Full Circle
HBO Max

Le réalisateur de Traffic raconte l’histoire d’un kidnapping sur fond de mauvaise conscience postcoloniale. Un thriller d’abord fiévreux mais qui finit par tourner en rond.

Le Steven Soderbergh annuel est une série. Full Circle arrive sur Canal + en léger différé des Etats-Unis, quelques mois après sa diffusion sur HBO Max. Ce thriller en six épisodes a été écrit par Ed Solomon, qui avait déjà imaginé pour Soderbergh le succulent polar No Sudden Move, ainsi que la série casse-tête Mosaic, qui pouvait se suivre soit de façon linéaire, sur HBO, soit via une app dédiée, où le spectateur était invité à se balader dans un dédale narratif.

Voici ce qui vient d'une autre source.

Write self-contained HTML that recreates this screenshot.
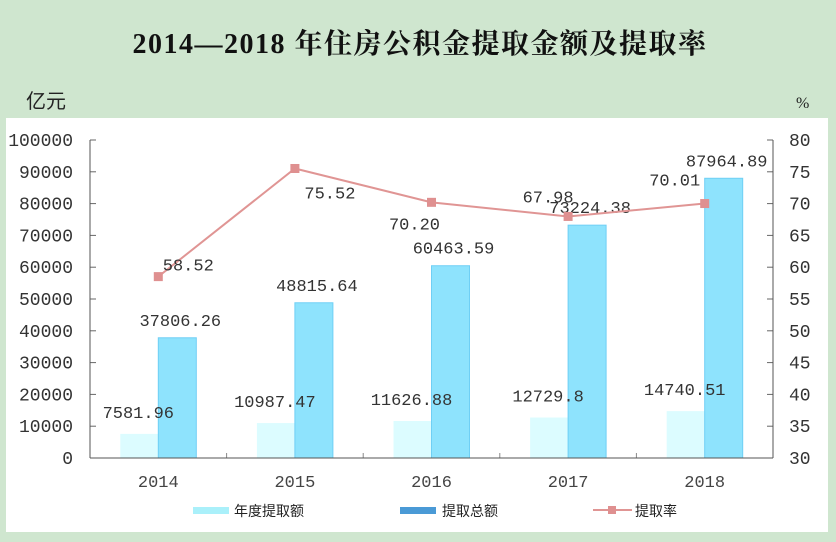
<!DOCTYPE html>
<html><head><meta charset="utf-8"><style>
body{margin:0;width:836px;height:537px;background:#cfe6cf;overflow:hidden;font-family:"Liberation Serif","Noto Serif CJK SC",serif}
</style></head><body>
<svg width="836" height="537" data-name="chart" data-interactable="false">
<rect x="0" y="0" width="836" height="537" fill="#cfe6cf" data-name="background" data-interactable="false"/>
<rect x="6" y="118" width="822" height="414" fill="#fff" data-name="plot-panel" data-interactable="false"/>
<text x="420" y="53" text-anchor="middle" font-size="28" font-weight="bold" letter-spacing="1.5" fill="#111" font-family="Liberation Serif,Noto Serif CJK SC,serif" data-name="chart-title" data-interactable="false">2014—2018 年住房公积金提取金额及提取率</text>
<text x="26" y="108" font-size="20" fill="#222" font-family="Noto Sans CJK SC,sans-serif" data-name="left-axis-unit" data-interactable="false">亿元</text>
<text x="796" y="108" font-size="16" fill="#222" font-family="Liberation Serif,serif" data-name="right-axis-unit" data-interactable="false">%</text>
<g id="g" font-family="Liberation Mono,monospace"></g>
</svg>
<script>
const categories=["2014","2015","2016","2017","2018"];
const annualWithdrawal=[7581.96,10987.47,11626.88,12729.8,14740.51];
const totalWithdrawal=[37806.26,48815.64,60463.59,73224.38,87964.89];
const withdrawalRate=[58.52,75.52,70.20,67.98,70.01];
const annualLabels=["7581.96","10987.47","11626.88","12729.8","14740.51"];
const totalLabels=["37806.26","48815.64","60463.59","73224.38","87964.89"];
const rateLabels=["58.52","75.52","70.20","67.98","70.01"];
const leftTicks=[0,10000,20000,30000,40000,50000,60000,70000,80000,90000,100000];
const rightTicks=[30,35,40,45,50,55,60,65,70,75,80];

const NS="http://www.w3.org/2000/svg",g=document.getElementById('g');
const X0=90,X1=773,Y0=458,Y1=140,band=(X1-X0)/categories.length;
const yL=v=>Y0-(v/100000)*(Y0-Y1);
const yR=v=>Y0-((v-30)/50)*(Y0-Y1);
const cx=i=>X0+band*(i+0.5);
function el(t,a,txt){const e=document.createElementNS(NS,t);for(const k in a)e.setAttribute(k,a[k]);if(txt!==undefined)e.textContent=txt;g.appendChild(e);return e;}

leftTicks.forEach(t=>{
const e=el('text',{x:73,y:yL(t)+6,'text-anchor':'end','font-size':18,fill:'#333'},String(t));
e.setAttribute('data-name','left-tick-label');
e.setAttribute('data-interactable','false');
const l=el('line',{x1:X0,x2:X0+6,y1:yL(t),y2:yL(t),stroke:'#666'});
l.setAttribute('data-name','left-tick');
l.setAttribute('data-interactable','false');
});
rightTicks.forEach(t=>{
const e=el('text',{x:789,y:yR(t)+6,'font-size':18,fill:'#333'},String(t));
e.setAttribute('data-name','right-tick-label');
e.setAttribute('data-interactable','false');
const l=el('line',{x1:X1-6,x2:X1,y1:yR(t),y2:yR(t),stroke:'#666'});
l.setAttribute('data-name','right-tick');
l.setAttribute('data-interactable','false');
});
categories.forEach((c,i)=>{
const bw=38;
const a=el('rect',{x:cx(i)-bw,y:yL(annualWithdrawal[i]),width:bw,height:Y0-yL(annualWithdrawal[i]),fill:'#dcfcff'});
a.setAttribute('data-name','bar-annual-'+c);
a.setAttribute('data-interactable','true');
const b=el('rect',{x:cx(i),y:yL(totalWithdrawal[i]),width:bw,height:Y0-yL(totalWithdrawal[i]),fill:'#8ee3fd',stroke:'#6fcff5','stroke-width':1});
b.setAttribute('data-name','bar-total-'+c);
b.setAttribute('data-interactable','true');
const xl=el('text',{x:cx(i),y:487,'text-anchor':'middle','font-size':17,fill:'#444'},c);
xl.setAttribute('data-name','x-tick-label');
xl.setAttribute('data-interactable','false');
if(i>0){const tk=el('line',{x1:X0+band*i,x2:X0+band*i,y1:Y0,y2:Y0-5,stroke:'#888'});
tk.setAttribute('data-name','x-tick');
tk.setAttribute('data-interactable','false');}
const la=el('text',{x:cx(i)-20,y:yL(annualWithdrawal[i])-16,'text-anchor':'middle','font-size':17,fill:'#333'},annualLabels[i]);
la.setAttribute('data-name','annual-value-label');
la.setAttribute('data-interactable','false');
const lb=el('text',{x:cx(i)+22,y:yL(totalWithdrawal[i])-12,'text-anchor':'middle','font-size':17,fill:'#333'},totalLabels[i]);
lb.setAttribute('data-name','total-value-label');
lb.setAttribute('data-interactable','false');
});
el('line',{x1:X0,x2:X0,y1:Y1,y2:Y0,stroke:'#555'}).setAttribute('data-name','left-axis');
el('line',{x1:X1,x2:X1,y1:Y1,y2:Y0,stroke:'#555'}).setAttribute('data-name','right-axis');
el('line',{x1:X0,x2:X1,y1:Y0,y2:Y0,stroke:'#555'}).setAttribute('data-name','x-axis');
const pts=withdrawalRate.map((v,i)=>cx(i)+','+yR(v)).join(' ');
const pl=el('polyline',{points:pts,fill:'none',stroke:'#e09594','stroke-width':2});
pl.setAttribute('data-name','rate-line');
pl.setAttribute('data-interactable','false');
const off=[[30,-6],[35,30],[-17,27],[-20,-14],[-30,-18]];
withdrawalRate.forEach((v,i)=>{
const m=el('rect',{x:cx(i)-4.5,y:yR(v)-4.5,width:9,height:9,fill:'#df9090'});
m.setAttribute('data-name','rate-point-'+categories[i]);
m.setAttribute('data-interactable','true');
const t=el('text',{x:cx(i)+off[i][0],y:yR(v)+off[i][1],'text-anchor':'middle','font-size':17,fill:'#333'},rateLabels[i]);
t.setAttribute('data-name','rate-value-label');
t.setAttribute('data-interactable','false');
});
const l1=el('rect',{x:193,y:507,width:36,height:7,fill:'#aaf0fa'});
l1.setAttribute('data-name','legend-annual-swatch');
l1.setAttribute('data-interactable','false');
const t1=el('text',{x:234,y:516,'font-size':14,fill:'#222','font-family':'Noto Sans CJK SC,sans-serif'},'年度提取额');
t1.setAttribute('data-name','legend-annual');
t1.setAttribute('data-interactable','true');
const l2=el('rect',{x:400,y:507,width:36,height:7,fill:'#4a9ad6'});
l2.setAttribute('data-name','legend-total-swatch');
l2.setAttribute('data-interactable','false');
const t2=el('text',{x:442,y:516,'font-size':14,fill:'#222','font-family':'Noto Sans CJK SC,sans-serif'},'提取总额');
t2.setAttribute('data-name','legend-total');
t2.setAttribute('data-interactable','true');
const l3=el('line',{x1:593,x2:632,y1:510,y2:510,stroke:'#e09594','stroke-width':2});
l3.setAttribute('data-name','legend-rate-line');
l3.setAttribute('data-interactable','false');
const l4=el('rect',{x:608,y:506,width:8,height:8,fill:'#df9090'});
l4.setAttribute('data-name','legend-rate-marker');
l4.setAttribute('data-interactable','false');
const t3=el('text',{x:635,y:516,'font-size':14,fill:'#222','font-family':'Noto Sans CJK SC,sans-serif'},'提取率');
t3.setAttribute('data-name','legend-rate');
t3.setAttribute('data-interactable','true');
</script>
</body></html>
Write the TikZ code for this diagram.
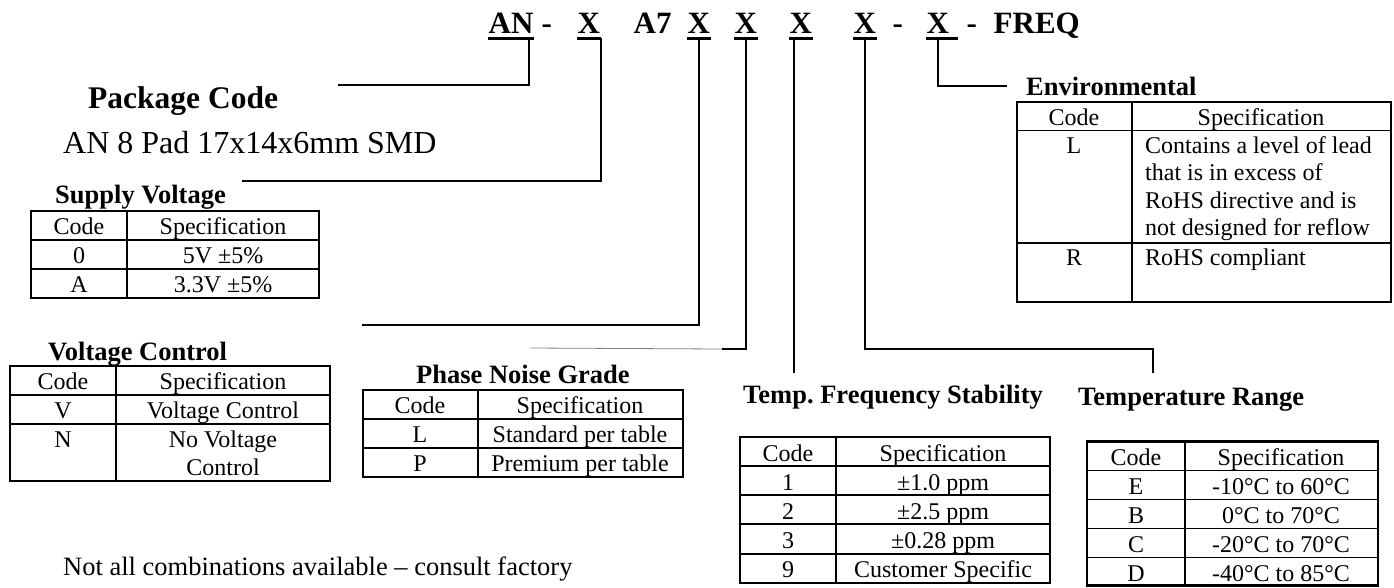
\documentclass[tikz,border=0pt]{standalone}
\usepackage{fontspec}
\setmainfont{Liberation Serif}

\begin{document}
\begin{tikzpicture}[x=1pt, y=-1pt,
    partno/.style={font=\bfseries\fontsize{31}{36}\selectfont,
      anchor=base west, inner ysep=0pt, inner xsep=0.5pt},
    partul/.style={partno, text depth=5pt},
    uline/.style={line width=3.2pt},
    lead/.style={line width=1.6pt},
    title/.style={font=\bfseries\fontsize{26.5}{30}\selectfont,
      anchor=base west, inner sep=0pt},
    cell/.style={font=\fontsize{24}{27.5}\selectfont, anchor=base, inner sep=0pt},
    grid/.style={line width=1.8pt},
    frame/.style={line width=2.4pt}
  ]
  \useasboundingbox (0,0) rectangle (1394,587);

  % part number
  \node[partul] (pnPkg) at (488,33) {AN};
  \node[partno] (pnDa) at (541,33) {-};
  \node[partul] (pnSup) at (577,33) {X};
  \node[partno] (pnA7) at (633,33) {A7};
  \node[partul] (pnCtl) at (687,33) {X};
  \node[partul] (pnPhn) at (734,33) {X};
  \node[partul] (pnStb) at (789,33) {X};
  \node[partul] (pnRng) at (853,33) {X};
  \node[partno] (pnDb) at (892,33) {-};
  \node[partul] (pnEnv) at (926,33) {X};
  \node[partno] (pnDc) at (966,33) {-};
  \node[partno] (pnFreq) at (993,33) {FREQ};
  \foreach \n in {pnPkg,pnSup,pnCtl,pnPhn,pnStb,pnRng}
    \draw[uline] (\n.south west) -- (\n.south east);
  \draw[uline] (pnEnv.south west) -- ([xshift=8pt]pnEnv.south east);

  % titles
  \node[font=\bfseries\fontsize{31.5}{36}\selectfont, anchor=base west, inner sep=0pt]
    (pkgTitle) at (88,108) {Package Code};
  \node[font=\fontsize{32}{36}\selectfont, anchor=base west, inner sep=0pt]
    (pkgDesc) at (63,153) {AN 8 Pad 17x14x6mm SMD};
  \node[title] (supTitle) at (55,203) {Supply Voltage};
  \node[title] (ctlTitle) at (48,360) {Voltage Control};
  \node[title] (phnTitle) at (416,383) {Phase Noise Grade};
  \node[title] (stbTitle) at (743,403) {Temp.\ Frequency Stability};
  \node[title] (rngTitle) at (1078,405) {Temperature Range};
  \node[title] (envTitle) at (1026,95) {Environmental};
  \node[font=\fontsize{26.5}{30}\selectfont, anchor=base west, inner sep=0pt]
    (note) at (63,575) {Not all combinations available – consult factory};

  % leader lines
  \coordinate (pkgEnd) at (338,85);
  \coordinate (supEnd) at (242,181);
  \coordinate (ctlEnd) at (362,325);
  \coordinate (phnBend) at (722,349);
  \coordinate (phnEnd) at (530,348);
  \coordinate (stbEnd) at (794,373);
  \coordinate (rngBend) at (1153,349);
  \coordinate (rngEnd) at (1153,373);
  \coordinate (envEnd) at (1007,86);
  \draw[lead] ([xshift=-5pt]pnPkg.south east) |- (pkgEnd);
  \draw[lead] (pnSup.south east) |- (supEnd);
  \draw[lead] (pnCtl.south) |- (ctlEnd);
  \draw[lead] (pnPhn.south) |- (phnBend);
  \draw[line width=0.8pt, gray] (phnBend) -- (phnEnd);
  \draw[lead] (stbEnd |- pnStb.south) -- (stbEnd);
  \draw[lead] (pnRng.south) |- (rngBend) -- (rngEnd);
  \draw[lead] (pnEnv.south) |- (envEnd);

  % supply voltage table
  \draw[frame] (31,211) rectangle (319,298);
  \draw[grid] (127,211) -- (127,298);
  \foreach \y in {240,269} \draw[grid] (31,\y) -- (319,\y);
  \foreach \c/\s [count=\i from 0] in {Code/Specification, 0/5V ±5\%, A/3.3V ±5\%}{
    \node[cell] (supC\i) at (79,{234.5+29*\i}) {\c};
    \node[cell] (supS\i) at (223,{234.5+29*\i}) {\s};
  }

  % voltage control table
  \draw[frame] (10,366) rectangle (330,481);
  \draw[grid] (116,366) -- (116,481);
  \foreach \y in {395,424} \draw[grid] (10,\y) -- (330,\y);
  \node[cell] (ctlC0) at (63,389) {Code};
  \node[cell] (ctlS0) at (223,389) {Specification};
  \node[cell] (ctlC1) at (63,418) {V};
  \node[cell] (ctlS1) at (223,418) {Voltage Control};
  \node[cell] (ctlC2) at (63,447) {N};
  % base of a two-line node is its last line
  \node[cell, align=center, font=\fontsize{24}{28}\selectfont]
    (ctlS2) at (223,475) {No Voltage\\Control};

  % phase noise table
  \draw[frame] (363,390) rectangle (683,477);
  \draw[grid] (478,390) -- (478,477);
  \foreach \y in {419,448} \draw[grid] (363,\y) -- (683,\y);
  \foreach \c/\s [count=\i from 0] in {Code/Specification, L/Standard per table, P/Premium per table}{
    \node[cell] (phnC\i) at (420,{413+29*\i}) {\c};
    \node[cell] (phnS\i) at (580,{413+29*\i}) {\s};
  }

  % stability table
  \draw[frame] (740,437) rectangle (1050,583);
  \draw[grid] (836,437) -- (836,583);
  \foreach \y in {466,495,524,554} \draw[grid] (740,\y) -- (1050,\y);
  \foreach \c/\s [count=\i from 0] in {Code/Specification, 1/±1.0 ppm, 2/±2.5 ppm,
      3/±0.28 ppm, 9/Customer Specific}{
    \node[cell] (stbC\i) at (788,{461+29.2*\i}) {\c};
    \node[cell] (stbS\i) at (943,{461+29.2*\i}) {\s};
  }

  % temperature range table
  \draw[frame] (1087,441.5) rectangle (1378,585.5);
  \draw[grid] (1185,441.5) -- (1185,585.5);
  \foreach \y in {470.5,499.5,528.5,557.5} \draw[grid] (1087,\y) -- (1378,\y);
  \foreach \c/\s [count=\i from 0] in {Code/Specification, E/-10°C to 60°C, B/0°C to 70°C,
      C/-20°C to 70°C, D/-40°C to 85°C}{
    \node[cell] (rngC\i) at (1136,{465.5+29*\i}) {\c};
    \node[cell] (rngS\i) at (1281,{465.5+29*\i}) {\s};
  }

  % environmental table
  \draw[frame] (1017,102) rectangle (1391,302);
  \draw[grid] (1132,102) -- (1132,302);
  \foreach \y in {130.5,243} \draw[grid] (1017,\y) -- (1391,\y);
  \node[cell] (envC0) at (1074,125.5) {Code};
  \node[cell] (envS0) at (1261,125.5) {Specification};
  \node[cell] (envC1) at (1074,153.5) {L};
  \node[cell, anchor=base west, align=left, font=\fontsize{24}{27.3}\selectfont]
    (envS1) at (1145,235.4) {Contains a level of lead\\that is in excess of\\RoHS directive and is\\not designed for reflow};
  \node[cell] (envC2) at (1074,265.5) {R};
  \node[cell, anchor=base west] (envS2) at (1145,265.5) {RoHS compliant};
\end{tikzpicture}
\end{document}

Le goût des ramifications, des enchevêtrements scénaristiques sophistiqués, est également au cœur de Full Circle, qui devait elle aussi à l’origine être une série "bimédia", comme Mosaic, avant que Soderbergh et Solomon ne reculent devant l’ampleur de la tâche et n’optent finalement pour un format plus classique. Blindée au générique de noms connus (Claire Danes, Zazie Beetz, Timothy Olyphant, CCH Pounder, Dennis Quaid…), Full Circle emprunte son argument à un classique d’Akira Kurosawa, Entre le ciel et l’enfer (1963), lui-même adapté d’un bouquin d’Ed McBain : à New York, un adolescent est enlevé, une demande de rançon est adressée à ses parents fortunés habitant un appartement luxueux de la 5ème Avenue, mais ceux-ci finissent par se rendre compte que le ravisseur s’est trompé de victime et a enlevé un autre enfant, venant d’une famille beaucoup moins aisée financièrement…

A partir de là, Solomon et Soderbergh déroulent une pelote qui va impliquer un clan mafieux originaire du Guyana, une étrange histoire de malédiction à laquelle ce kidnapping foireux était censé mettre un terme, de vilains secrets de famille, une pincée d’occultisme… L’intrigue, tentaculaire, vise à livrer une vision panoramique de la société – le "full circle" du titre – qui va bien au teint du réalisateur de Traffic et qui entend interroger la culpabilité des nantis et les répercussions morales de l’impérialisme économique américain.

Full Circle
Canal+

Des sujets très sérieux, donc, mais que Steven Soderbergh entend traiter dans un style alerte, vif, sur la brèche, à la Sidney Lumet. Dans les deux premiers épisodes, qui mettent en place le puzzle et qui culminent lors d’une nuit d’angoisse à Washington Square, le cinéaste retranscrit brillamment une atmosphère new-yorkaise nocturne dangereuse, oppressante, et communique très bien la fièvre, la peur et l’urgence qui habitent les personnages. La série peine malheureusement à garder cette intensité tout au long de ses six heures, nombre de ses rebondissements finissant par ressembler à du remplissage.

Le style privilégié ici par Soderbergh, très proche d’ailleurs de celui de Mosaic (caméra portée, longues prises offrant beaucoup de liberté aux comédiens), s’il fonctionne bien dans les moments de suspense, se dilue à force de conversations monotones en huis-clos, toutes traitées de la même façon, et qui finissent par donner une étonnante sensation d’improvisation. On croit parfois devant certaines scènes assister à des répétitions, ou à un atelier théâtral saisi par une caméra embedded – comme si le cinéaste tournait un documentaire sur ses acteurs en train de chercher leurs personnages. Sensation augmentée par le fait que toutes les stars conviées ici n’ont pas l’air de jouer la même partition – Zazie Beetz casse régulièrement l’ambiance de drame policier suffocant en se la jouant cool et ironique, comme si elle était dans Hors d’atteinte. Le sentiment d’urgence que cherche à saisir Soderbergh finit par se retourner contre lui et donner l’impression qu’il est surtout très pressé de passer à la prise suivante. Il faut dire que l’homme a un planning à respecter. Il vient de présenter un nouveau film, Presence, à Sundance. Le prochain, Black Bag, est déjà sur le feu. Full Circle, pour lui, c’est déjà de l’histoire ancienne. Une série (trop) vite emballée.

Full Circle, créée par Ed Solomon, réalisée par Steven Soderbergh, avec Zazie Beetz, Claire Danes, Timothy Olyphant… Sur Canal +.